C’est d’ailleurs en nous en révélant plus sur cette société secrète de vampires que Neil Jordan nous livre ses meilleures scènes, notamment un passage d’une poésie immense concernant Gemma Arterton et une chute d’eau. Si la jeune femme, jouant la mère donc, se voit sublimée dans les flashbacks, Saoirse Ronan elle se voit sublimée dans sa relation avec Frank (Caleb Landry Jones donc), lui permettant enfin de trouver une âme qui lui ressemble. Solitaire, seul, malade. Il est, dès leur première rencontre sur un magnifique air de classique joué au piano, fait pour elle, on le ressent. Malheureusement, dans ce film intéressant, original et prenant, tout n’est pas parfait. On aurait par exemple souhaité en savoir plus sur cette confrérie secrète de vampires qui n’accepte pas les femmes parmi eux.

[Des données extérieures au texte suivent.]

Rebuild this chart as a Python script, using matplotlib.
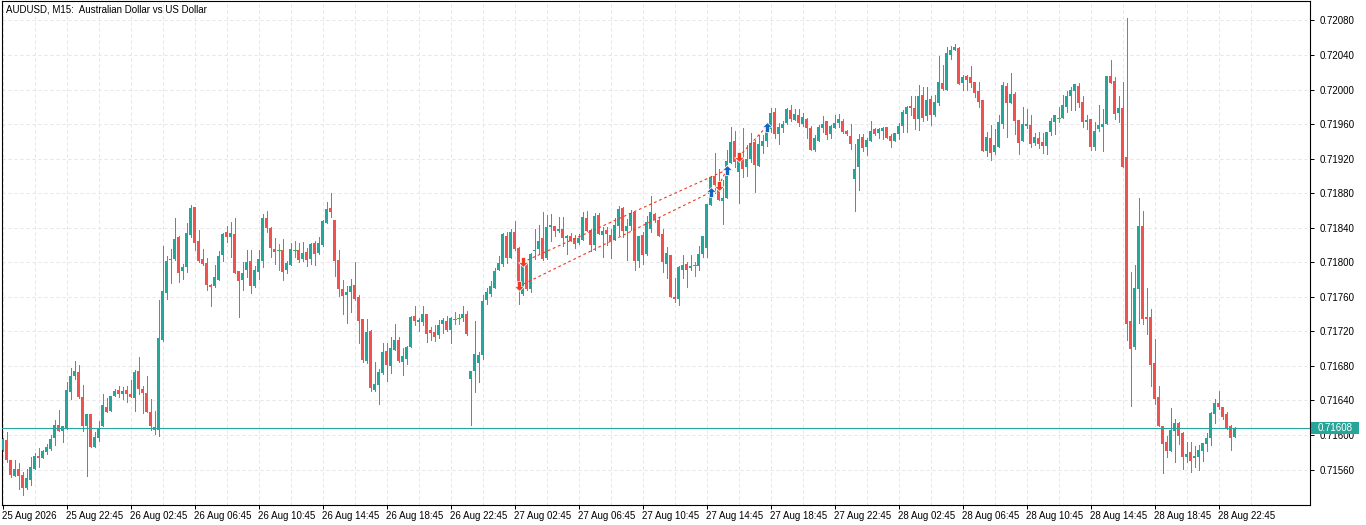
import matplotlib
matplotlib.use("Agg")
import matplotlib.pyplot as plt
import numpy as np
from matplotlib.path import Path
from matplotlib.patches import Rectangle

plt.rcParams['font.family'] = ['Liberation Sans', 'DejaVu Sans']

# ---------------- data (prices in points, price = points / 100000) ----------------
open_pts = [
71583,71594,71571,71553,71561,71554,71539,71548,71561,71576,71573,71580,71584,71596,71612,71605,
71607,71650,71668,71673,71644,71610,71624,71586,71596,71610,71632,71628,71645,71652,71647,71652,
71647,71643,71674,71653,71649,71627,71609,71606,71710,71764,71803,71804,71829,71790,71795,71832,
71864,71825,71804,71799,71774,71773,71779,71808,71835,71829,71833,71790,71779,71791,71801,71772,
71789,71802,71851,71840,71815,71814,71814,71791,71797,71814,71814,71804,71812,71804,71822,71811,
71820,71846,71863,71849,71803,71769,71762,71766,71774,71760,71734,71686,71720,71652,71658,71672,
71697,71680,71699,71710,71685,71688,71702,71738,71731,71731,71740,71722,71719,71716,71728,71732,
71722,71734,71735,71735,71740,71665,71674,71683,71693,71756,71763,71770,71791,71798,71830,71805,
71835,71817,71763,71797,71769,71813,71815,71828,71805,71841,71842,71836,71839,71828,71830,71828,
71822,71826,71851,71837,71820,71855,71832,71837,71832,71826,71842,71863,71836,71842,71858,71801,
71832,71810,71838,71856,71849,71833,71798,71808,71760,71757,71791,71798,71793,71797,71796,71810,
71817,71866,71900,71892,71871,71874,71915,71940,71905,71922,71910,71920,71939,71912,71935,71940,
71954,71974,71949,71956,71961,71976,71965,71971,71960,71966,71956,71930,71941,71956,71964,71948,
71956,71961,71964,71952,71946,71896,71910,71945,71933,71940,71954,71950,71952,71957,71946,71940,
71948,71958,71972,71981,71979,71966,71994,71969,71989,71971,71984,72008,72000,72040,72046,72048,
72008,72016,72015,72009,71998,71988,71929,71944,71928,71934,71960,72004,71985,71995,71965,71940,
71958,71959,71938,71944,71939,71935,71951,71962,71967,71967,71980,71993,71998,72004,71986,71963,
71966,71934,71954,71957,71960,72016,72010,71973,71979,71922,71732,71702,71769,71842,71737,71737,
71683,71644,71610,71592,71582,71605,71614,71602,71575,71580,71573,71575,71581,71590,71596,71624,
71637,71633,71624,71611,71598]
high_pts = [
71597,71603,71571,71571,71568,71557,71561,71575,71579,71585,71583,71589,71600,71617,71629,71611,
71661,71678,71686,71681,71658,71624,71624,71603,71616,71647,71643,71645,71653,71657,71656,71657,
71664,71675,71690,71657,71668,71642,71628,71756,71819,71807,71815,71851,71830,71798,71845,71866,
71864,71837,71815,71805,71775,71797,71813,71834,71842,71847,71851,71790,71800,71814,71814,71796,
71814,71856,71859,71841,71828,71821,71827,71801,71822,71825,71822,71823,71817,71822,71825,71829,
71849,71870,71880,71849,71814,71779,71773,71781,71800,71762,71734,71734,71722,71685,71676,71707,
71707,71713,71729,71713,71701,71703,71738,71749,71735,71749,71740,71725,71727,71733,71735,71738,
71737,71742,71740,71749,71744,71674,71732,71696,71762,71770,71778,71793,71807,71834,71835,71839,
71848,71818,71801,71800,71811,71839,71843,71858,71855,71856,71842,71852,71852,71832,71834,71832,
71833,71858,71859,71839,71857,71857,71841,71841,71839,71851,71865,71864,71850,71861,71858,71830,
71835,71854,71877,71857,71852,71839,71818,71808,71782,71796,71809,71800,71809,71800,71819,71830,
71867,71900,71927,71908,71895,71930,71957,71952,71928,71955,71936,71950,71942,71947,71947,71961,
71979,71979,71961,71964,71979,71982,71978,71978,71973,71967,71958,71947,71959,71969,71964,71959,
71971,71972,71966,71953,71960,71937,71949,71949,71944,71964,71955,71955,71957,71957,71949,71950,
71961,71976,71981,71993,71992,72005,72003,72003,71993,71994,72039,72028,72049,72050,72053,72049,
72017,72017,72027,72009,72009,71988,71951,71959,71954,71971,72009,72008,72019,71997,71965,71980,
71978,71971,71950,71951,71950,71951,71967,71971,71980,71994,71998,72003,72007,72008,71992,71971,
71966,71963,71982,71978,72016,72034,72015,71993,72009,72083,71789,71797,71874,71859,71770,71746,
71711,71657,71610,71599,71631,71619,71615,71603,71592,71592,71587,71588,71591,71602,71627,71642,
71651,71633,71627,71612,71609]
low_pts = [
71581,71569,71551,71552,71537,71531,71538,71542,71561,71563,71573,71578,71583,71588,71605,71592,
71607,71642,71665,71643,71605,71553,71586,71586,71593,71610,71627,71628,71645,71644,71642,71638,
71644,71628,71647,71625,71627,71606,71601,71599,71709,71757,71776,71803,71777,71781,71789,71829,
71814,71800,71797,71768,71749,71771,71779,71801,71824,71806,71788,71737,71768,71783,71765,71771,
71781,71795,71835,71806,71798,71791,71779,71788,71797,71806,71800,71802,71796,71798,71797,71810,
71819,71846,71852,71784,71761,71740,71730,71742,71756,71707,71684,71683,71651,71651,71636,71671,
71663,71672,71698,71684,71670,71682,71702,71727,71720,71727,71708,71710,71709,71712,71718,71720,
71707,71729,71728,71732,71716,71612,71650,71661,71688,71752,71761,71770,71791,71796,71799,71805,
71814,71752,71762,71768,71766,71804,71810,71803,71804,71825,71830,71835,71819,71810,71825,71817,
71821,71826,71836,71813,71814,71833,71806,71820,71805,71826,71832,71829,71803,71837,71791,71794,
71798,71809,71835,71847,71830,71789,71782,71760,71754,71751,71782,71771,71791,71784,71791,71806,
71806,71866,71880,71872,71844,71874,71915,71910,71869,71899,71900,71916,71881,71911,71927,71935,
71951,71944,71937,71951,71960,71964,71965,71958,71958,71944,71930,71929,71941,71951,71943,71944,
71955,71957,71950,71947,71931,71859,71884,71929,71924,71940,71947,71944,71943,71944,71933,71940,
71943,71951,71951,71970,71954,71953,71964,71965,71959,71969,71982,72000,72000,72035,72046,72006,
71999,72000,72003,71991,71980,71929,71923,71918,71925,71934,71956,71945,71984,71949,71925,71940,
71956,71934,71936,71932,71926,71925,71947,71949,71963,71967,71974,71976,71976,71980,71957,71954,
71930,71930,71952,71929,71960,72008,71966,71963,71910,71710,71634,71700,71730,71728,71717,71657,
71636,71610,71556,71574,71582,71569,71590,71561,71569,71557,71563,71560,71570,71582,71588,71614,
71630,71619,71607,71583,71598]
close_pts = [
71595,71571,71554,71561,71553,71539,71550,71563,71576,71573,71581,71586,71595,71612,71605,71610,
71652,71668,71674,71644,71610,71624,71586,71598,71608,71635,71627,71645,71651,71648,71651,71647,
71644,71673,71653,71649,71627,71610,71606,71712,71767,71801,71804,71827,71788,71795,71834,71863,
71822,71801,71798,71774,71771,71783,71807,71833,71829,71834,71788,71778,71788,71800,71772,71791,
71804,71851,71840,71816,71812,71814,71789,71799,71815,71814,71803,71811,71803,71821,71810,71822,
71848,71862,71858,71801,71769,71761,71766,71773,71758,71732,71687,71719,71654,71659,71673,71696,
71681,71701,71710,71686,71692,71702,71737,71732,71733,71740,71717,71718,71714,71727,71733,71722,
71735,71734,71735,71740,71717,71674,71694,71693,71755,71766,71773,71790,71799,71833,71805,71835,
71815,71768,71798,71769,71810,71814,71825,71804,71841,71843,71836,71839,71828,71830,71825,71821,
71828,71852,71836,71820,71854,71833,71836,71833,71825,71843,71862,71836,71842,71857,71802,71830,
71809,71847,71858,71849,71831,71800,71811,71760,71758,71794,71797,71791,71796,71797,71810,71830,
71867,71899,71890,71872,71874,71917,71939,71916,71926,71908,71920,71938,71913,71937,71940,71953,
71973,71948,71957,71960,71978,71966,71972,71961,71968,71955,71930,71944,71957,71960,71947,71958,
71961,71966,71951,71948,71937,71908,71943,71932,71942,71952,71949,71954,71956,71944,71940,71950,
71958,71974,71980,71979,71966,71993,71967,71988,71971,71986,72009,72001,72042,72046,72049,72007,
72015,72011,72008,71996,71986,71929,71945,71927,71936,71962,72005,71985,71995,71964,71938,71960,
71960,71937,71945,71937,71935,71951,71964,71971,71967,71982,71993,71999,72006,71985,71963,71965,
71934,71952,71959,71960,72016,72008,71972,71979,71910,71728,71700,71770,71842,71734,71734,71681,
71642,71611,71590,71582,71606,71614,71599,71575,71578,71570,71576,71583,71591,71596,71626,71637,
71632,71621,71607,71596,71608]

time_labels = ["25 Aug 2026", "25 Aug 22:45", "26 Aug 02:45", "26 Aug 06:45", "26 Aug 10:45",
               "26 Aug 14:45", "26 Aug 18:45", "26 Aug 22:45", "27 Aug 02:45", "27 Aug 06:45",
               "27 Aug 10:45", "27 Aug 14:45", "27 Aug 18:45", "27 Aug 22:45", "28 Aug 02:45",
               "28 Aug 06:45", "28 Aug 10:45", "28 Aug 14:45", "28 Aug 18:45", "28 Aug 22:45"]
price_ticks = [0.71560, 0.71600, 0.71640, 0.71680, 0.71720, 0.71760, 0.71800, 0.71840,
               0.71880, 0.71920, 0.71960, 0.72000, 0.72040, 0.72080]

# trade history (sell entries -> buy exits)
trade_open_bar = [129, 130, 179, 184]
trade_open_pts = [71772, 71800, 71888, 71922]
trade_close_bar = [177, 181, 181, 191]
trade_close_pts = [71881, 71907, 71907, 71957]

symbol_title = "AUDUSD, M15:  Australian Dollar vs US Dollar"

# ---------------- styling ----------------
TEAL = "#26a69a"
RED = "#ef5350"
DOJI = "#4caf50"
GRID = "#e4e4ea"
TRADE_RED = "#ee3b1f"
BUY_BLUE = "#1565c0"

o = np.array(open_pts) / 1e5
h = np.array(high_pts) / 1e5
l = np.array(low_pts) / 1e5
c = np.array(close_pts) / 1e5
n = len(c)
x = np.arange(n)
bars_per_label = 16

W, H = 1366, 525
fig = plt.figure(figsize=(W / 100, H / 100), dpi=100)
fig.patch.set_facecolor("white")
L_px, R_px, T_px, B_px = 2, 1310, 1, 505
ax = fig.add_axes([L_px / W, 1 - B_px / H, (R_px - L_px) / W, (B_px - T_px) / H])
ax.set_facecolor("white")

# 4 px per bar, bar centres on pixel centres
ax.set_xlim(-0.125, (R_px - L_px) / 4 - 0.125)
ax.set_ylim(0.7151894, 0.7210257)

# grid / ticks
ax.set_yticks(price_ticks)
ax.set_yticklabels([f"{p:.5f}" for p in price_ticks])
ax.set_xticks(np.arange(len(time_labels)) * bars_per_label)
ax.set_xticklabels(time_labels, ha="left")
ax.set_xticks(np.arange(8, ax.get_xlim()[1], 16), minor=True)
ax.grid(True, which="both", color=GRID, linestyle=(0, (3, 3)), linewidth=0.72)
ax.set_axisbelow(True)

ax.yaxis.tick_right()
ax.tick_params(axis="y", which="major", length=3, width=0.72, pad=4, labelsize=7, colors="black")
ax.tick_params(axis="x", which="major", length=3, width=0.72, pad=1.5, labelsize=7, colors="black")
ax.tick_params(axis="x", which="minor", length=0)
for s in ax.spines.values():
    s.set_color("black")
    s.set_linewidth(0.8)

# candles
up = c > o
dn = c < o
eq = c == o
body_w = 0.75
wick_lw = 0.72
ax.vlines(x[up], l[up], h[up], color=TEAL, linewidth=wick_lw, antialiased=False, zorder=3)
ax.vlines(x[dn], l[dn], h[dn], color=RED, linewidth=wick_lw, antialiased=False, zorder=3)
ax.vlines(x[eq], l[eq], h[eq], color=DOJI, linewidth=wick_lw, antialiased=False, zorder=3)
ax.bar(x[up], c[up] - o[up], bottom=o[up], width=body_w, color=TEAL, linewidth=0, zorder=3, antialiased=False)
ax.bar(x[dn], o[dn] - c[dn], bottom=c[dn], width=body_w, color=RED, linewidth=0, zorder=3, antialiased=False)
ax.hlines(c[eq], x[eq] - body_w / 2, x[eq] + body_w / 2, color=DOJI, linewidth=wick_lw,
          antialiased=False, zorder=3)

# current price line
last = c[-1]
ax.axhline(last, color=TEAL, linewidth=0.8, zorder=4)

# trade history lines and arrows
up_arrow = Path([(0, 1.0), (1.0, 0.05), (0.42, 0.05), (0.42, -1.0), (-0.42, -1.0), (-0.42, 0.05), (-1.0, 0.05), (0, 1.0)])
down_arrow = Path([(0, -1.0), (1.0, -0.05), (0.42, -0.05), (0.42, 1.0), (-0.42, 1.0), (-0.42, -0.05), (-1.0, -0.05), (0, -1.0)])
for b0, p0, b1, p1 in zip(trade_open_bar, trade_open_pts, trade_close_bar, trade_close_pts):
    ax.plot([b0, b1], [p0 / 1e5, p1 / 1e5], color=TRADE_RED, linewidth=0.8,
            linestyle=(0, (2.5, 2.5)), zorder=5)
ax.plot(trade_open_bar, np.array(trade_open_pts) / 1e5, linestyle="none", marker=down_arrow,
        markersize=7, markerfacecolor=TRADE_RED, markeredgecolor="white", markeredgewidth=0.5, zorder=6)
ax.plot(trade_close_bar, np.array(trade_close_pts) / 1e5, linestyle="none", marker=up_arrow,
        markersize=7, markerfacecolor=BUY_BLUE, markeredgecolor="white", markeredgewidth=0.5, zorder=6)

# price label on the right axis
fig.canvas.draw()
y_disp = ax.transData.transform((0, last))[1]
box_h = 12
fig.patches.append(Rectangle(((R_px + 1) / W, (y_disp - box_h / 2) / H), 48 / W, box_h / H,
                             transform=fig.transFigure, facecolor=TEAL, edgecolor="none", zorder=10))
fig.text((R_px + 8) / W, y_disp / H, f"{last:.5f}", color="white", fontsize=7,
         ha="left", va="center", zorder=11)

# header
fig.text(6 / W, 1 - 9 / H, symbol_title, fontsize=7, ha="left", va="center", color="black")

fig.savefig("out.png", dpi=100, facecolor="white")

Beaucoup de choses sont laissées de côté (mais bon, le film dure déjà 2h quasi), mais là n’est pas le seul défaut du métrage. On pourra également citer son final, qui s’il lorgne plus vers la série B classique, fait bouger les choses, mais semble en trop grand décalage avec tout ce qui précédait pour pleinement fonctionner, dommage. Bien entendu, Byzantium ne sera pas au goût de tout le monde. Très lent, basé avant tout sur son ambiance et ses personnages, nous montrant des vampires marchant au soleil et sans canines, il demeure pourtant une magnifique alternative à l’heure où les produits vampiriques tout public pullulent.
Les plus
Deux actrices magnifiques
Les flashbacks
Une ambiance travaillée et réussie
Des personnages très intéressants
Les moins
Beaucoup d’éléments survolés
Le final un peu en décalage avec le reste
En bref : Neil Jordan revient aux vampires après Entretien avec un Vampire, avec cette variante féminine et maîtrisée. Sensible, parfois envoutant, cruel, beau également, Byzantium est un excellent film de vampires.